Contenzioso

Per i permessi 104 serve il nesso diretto tra assenza dal lavoro e assistenza al familiare

Le giornate di pausa dall’impiego non hanno un valore compensativo. L’uso delle ore per attendere a esigenze diverse integra un abuso del diritto

di Marcello Floris e Valentina Pomares

L’ordinanza della Cassazione 28606/2021 definisce nuovamente i requisiti necessari per l’uso legittimo dei permessi ex lege 104/1992, precisando che il lavoratore che chiede il permesso deve garantire al familiare disabile un intervento assistenziale continuativo e globale, pur potendo nell’arco temporale coinvolto dedicare intervalli di tempo alle esigenze personali di vita. Ove venga a mancare del tutto il nesso causale tra l’assenza dal lavoro e l’assistenza al disabile, si è in presenza di un utilizzo improprio del permesso e di una grave violazione dei doveri di correttezza e buona fede che genera la responsabilità del dipendente. Peraltro, nel caso specifico, il dipendente – trovato a lavorare nel negozio della moglie – per dimostrare l’assistenza nei confronti del familiare disabile, aveva dedotto di essersi trattenuto nell’abitazione della madre per circa 50 minuti per prepararle il pasto. Circostanza quest’ultima che, secondo la Corte, non era però sufficiente a escludere il disvalore della condotta.

Fino al 2000, per ottenere i permessi per assistere un familiare disabile era necessario il requisito della convivenza. Nella formulazione successiva dell’articolo 33 della legge 104/1992 erano poi stati inseriti i diversi requisiti della «continuità» ed «esclusività» dell’assistenza per la fruizione di tali permessi (esclusi i genitori che assistono figli conviventi). Negli anni, la giurisprudenza ha cercato di delineare gli incerti confini applicativi della normativa di riferimento, ritenendo, ad esempio, non rilevante che nell’ambito del nucleo familiare del soggetto disabile convivessero altri familiari non lavoratori idonei a fornire l’aiuto necessario. L’evoluzione interpretativa della giurisprudenza è stata poi recepita dal Legislatore che, con il “collegato lavoro”, ha modificato l’articolo 33, non prevedendo più che il lavoratore debba assistere il disabile con continuità e in via esclusiva per usufruire dei permessi 104. L’attuale struttura dell’articolo 33 e dei requisiti per fruire di questa tipologia di permessi non ha sicuramente agevolato un uso congruo degli stessi.

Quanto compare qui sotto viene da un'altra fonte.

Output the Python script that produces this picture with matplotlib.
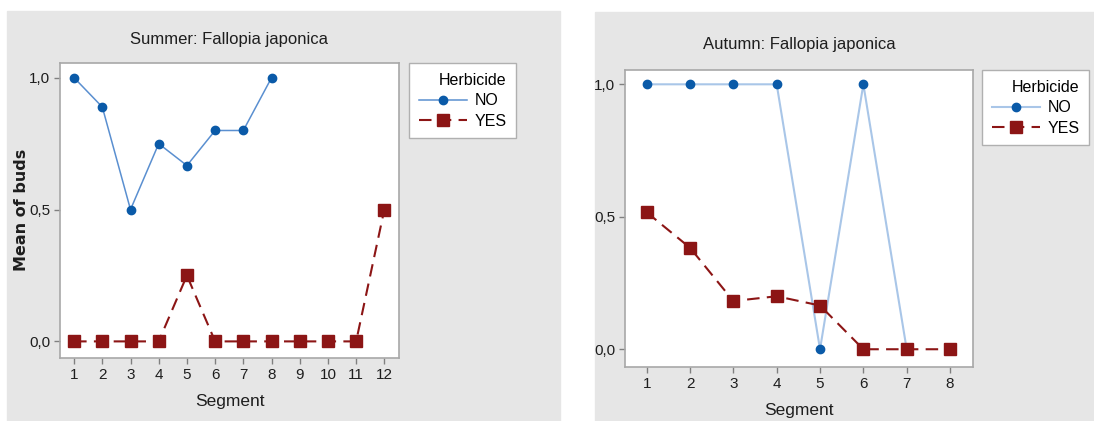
import numpy as np
import matplotlib.pyplot as plt
from matplotlib.patches import Rectangle
from matplotlib.ticker import FuncFormatter

plt.rcParams['font.family'] = ['Liberation Sans', 'DejaVu Sans']

# summer data
summer_seg_no = [1, 2, 3, 4, 5, 6, 7, 8]
summer_no = [1.0, 0.889, 0.5, 0.75, 0.667, 0.8, 0.8, 1.0]
summer_seg_yes = [1, 2, 3, 4, 5, 6, 7, 8, 9, 10, 11, 12]
summer_yes = [0, 0, 0, 0, 0.25, 0, 0, 0, 0, 0, 0, 0.5]

# autumn data
autumn_seg = [1, 2, 3, 4, 5, 6, 7, 8]
autumn_no = [1, 1, 1, 1, 0, 1, 0]
autumn_yes = [0.517, 0.383, 0.182, 0.2, 0.165, 0, 0, 0]

W, H = 1094, 421
fig = plt.figure(figsize=(W / 100, H / 100), dpi=100)
fig.patch.set_facecolor('white')

gray = '#e6e6e6'
fig.patches.append(Rectangle((7 / W, 0), (560 - 7) / W, 1 - 11 / H,
                             transform=fig.transFigure, color=gray, zorder=-10))
fig.patches.append(Rectangle((595 / W, 0), (W - 595) / W, 1 - 12 / H,
                             transform=fig.transFigure, color=gray, zorder=-10))

blue_mk = '#0a5aa8'
red = '#8c1515'
txt = '#1e1e1e'
fmt = FuncFormatter(lambda v, p: ('%.1f' % v).replace('.', ','))


def style(ax, xticks, xlim, ylim):
    ax.set_facecolor('white')
    ax.set_xlim(*xlim)
    ax.set_ylim(*ylim)
    ax.set_xticks(xticks)
    ax.set_yticks([0, 0.5, 1.0])
    ax.yaxis.set_major_formatter(fmt)
    for s in ax.spines.values():
        s.set_color('#a8a8a8')
        s.set_linewidth(1.2)
    ax.tick_params(colors='#808080', labelcolor=txt, labelsize=11,
                   length=4, width=1, pad=3)
    ax.set_xlabel('Segment', fontsize=12.5, color=txt, labelpad=9)


def legend(ax, anchor):
    lg = ax.legend(title='Herbicide', loc='upper left', bbox_to_anchor=anchor,
                   bbox_transform=fig.transFigure, borderaxespad=0,
                   fontsize=11.5, title_fontsize=11.5, frameon=True,
                   fancybox=False, framealpha=1, edgecolor='#b0b0b0',
                   handlelength=3.0, borderpad=0.6, alignment='right',
                   labelspacing=0.35, handletextpad=0.5)
    lg.get_frame().set_linewidth(1.0)


# left panel
ax1 = fig.add_axes([60 / W, 1 - 358 / H, 339 / W, 295 / H])
ax1.plot(summer_seg_no, summer_no, '-o', color='#5a8fd0', lw=1.1,
         markerfacecolor=blue_mk, markeredgecolor=blue_mk, ms=6, label='NO')
ax1.plot(summer_seg_yes, summer_yes, '--s', color=red, lw=1.5,
         dashes=(6, 3.5), ms=9, label='YES')
style(ax1, summer_seg_yes, (0.5, 12.52), (-0.063, 1.056))
ax1.set_title('Summer: Fallopia japonica', fontsize=12, color=txt, pad=14)
fig.text(22 / W, 1 - 210 / H, 'Mean of buds', rotation=90, ha='center',
         va='center', fontsize=11.5, fontweight='bold', family='DejaVu Sans',
         color=txt)
legend(ax1, (409 / W, 1 - 63 / H))

# right panel
ax2 = fig.add_axes([625 / W, 1 - 367 / H, 348 / W, 297 / H])
ax2.plot(autumn_seg[:len(autumn_no)], autumn_no, '-o', color='#a9c6e8',
         lw=1.5, markerfacecolor=blue_mk, markeredgecolor=blue_mk, ms=6,
         label='NO')
ax2.plot(autumn_seg, autumn_yes, '--s', color=red, lw=1.5, dashes=(6, 3.5),
         ms=9, label='YES')
style(ax2, autumn_seg, (0.5, 8.53), (-0.067, 1.054))
ax2.set_title('Autumn: Fallopia japonica', fontsize=12, color=txt, pad=15)
legend(ax2, (982 / W, 1 - 70 / H))

fig.savefig('out.png', dpi=100, facecolor='white')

Al contrario, si assiste spesso al loro abuso, e oggi il discrimen fra uso corretto ed esercizio abusivo è estremamente sottile, richiedendo un’indagine di tipo fattuale sul nesso causale diretto tra la fruizione del permesso e lo svolgimento di attività a carattere assistenziale in favore della persona disabile.

La giurisprudenza ha spesso ribadito la centralità del nesso causale, sottolineando che la tutela offerta dall’articolo 33 non ha funzione meramente compensativa o di ristoro delle energie impiegate dal lavoratore nel fornire assistenza. È sulla scorta di tale consolidato principio che si è ritenuto legittimo il licenziamento per giusta causa di una dipendente che si era dedicata per l’intera durata del permesso accordato dal datore di lavoro a esigenze di vita personali, estranee e incompatibili con l’assistenza ai genitori disabili. Recentemente, la Cassazione ha precisato che la centralità del nesso causale diretto con lo scopo assistenziale di tale tutela fa sì che l’uso delle ore di permesso per attendere a esigenze diverse integra un abuso del diritto e viola i principi di correttezza e buona fede, nei confronti del datore di lavoro e dell’Ente assicurativo. È stato così confermato il licenziamento del lavoratore che durante le ore di permesso si era recato al supermercato e poi al mare con la famiglia, piuttosto che presso l’abitazione della madre disabile da assistere. La recente pronuncia si è allineata a questi principi.